A Capable Game Plan for Moving Forward

Ceiling stains are unsettling because they feel hidden and mysterious. But once you slow down and read the clues, they become much more manageable.

Here’s the simple order I’d follow in my own home:

1. Decide if it’s urgent

Dripping, sagging, spreading, musty smells, or water near electrical fixtures means act now. Keep the area clear and shut off water or power if needed.

2. Identify the likely source

Look above the stain and connect it to weather, plumbing use, HVAC, or humidity. The pattern matters.

3. Stop the moisture

Fix the roof, plumbing, condensation, appliance, or ventilation issue first. Pretty comes later.

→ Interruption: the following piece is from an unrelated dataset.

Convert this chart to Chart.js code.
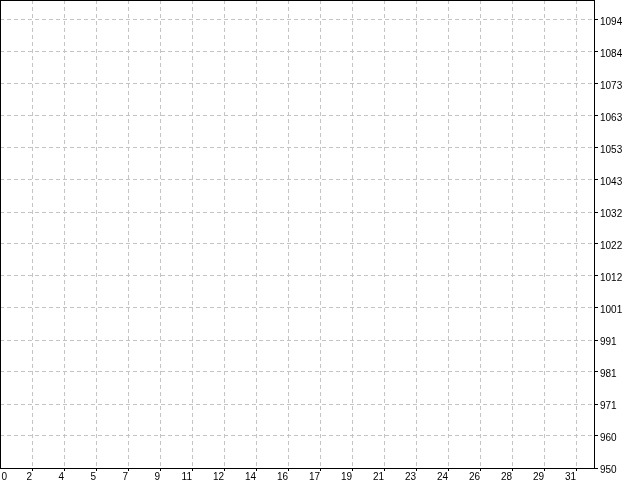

4. Dry and assess the damage

Drywall, insulation, and framing may need time and airflow. A moisture meter can help confirm when materials are actually dry.

5. Repair and refinish

Once the cause is fixed and the area is dry, repair damaged drywall, prime with a stain-blocking primer, and repaint. That final coat will feel much better when you know the problem isn’t quietly returning.

A Stain Isn’t a Failure—It’s a Home Asking for Attention

A ceiling stain can feel dramatic, but it’s often just your house tapping you on the shoulder. The key is to respond with curiosity instead of dread. Look at the stain, check what’s above it, watch for emergency signs, and fix the source before you fix the surface.

I always tell people the same thing: paint is the reward, not the repair. Once the leak or moisture issue is handled, the pretty part can happen. Until then, that stain is doing you a favor by pointing to something worth catching early.